The Prius does not have a high compression engine. While its expansion ratio is quite high, its compression ratio is very ordinary and mundane.
Agreed. The Prius of today is Atkinson cycle and has no need for premium fuel. If 95 octane is the standard of the future, you can bet that the Prius engineers will take that into account and design engines to take advantage of the ability of 95 octane to handle the higher compression. My guess is that with the recent advancements of solid state batteries, gasoline will become less of an issue. With charge times of less than 5 minutes and a range of over 500 miles, solid state batteries seem to be the future. Time will tell.
I know this......back in the 50's, 60's and 70's, this was not an issue. It was government mandates that cause this technical problem......I do have a clue......I thought I was wrong once....but I was wrong about that!
We may have lived through different 50s to 70s. It was very much an issue for my area of the country.
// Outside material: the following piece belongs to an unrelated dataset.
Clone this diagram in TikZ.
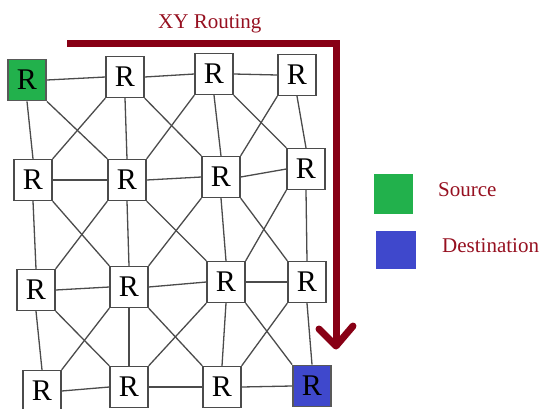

(Earlier, you said 'up to the 90s', not just 70s.) No cold winter starting problems? No hot weather vapor lock problems? Huh?? These are not government mandate issues, they are customer complaint issues. No smog or air pollution from unburned hydrocarbons? Sorry, but before government mandates for air quality, we had plenty of very dirty and unhealthy air here. Private industry and private individuals did not clean it up voluntarily, it took government mandates. And this century I've visited China multiple times, experiencing plenty of very bad air due to toothless government enforcement. I didn't have first hand experience of the 1950s. But as Jimbo noted, we must have lived through different 1960s and 1970s. This past August and September, I had significant respiratory problems exacerbated by wildfire smoke. The industrial air pollution I experienced in my youth, before the government mandates began cleaning it up, was worse than this year's smoke.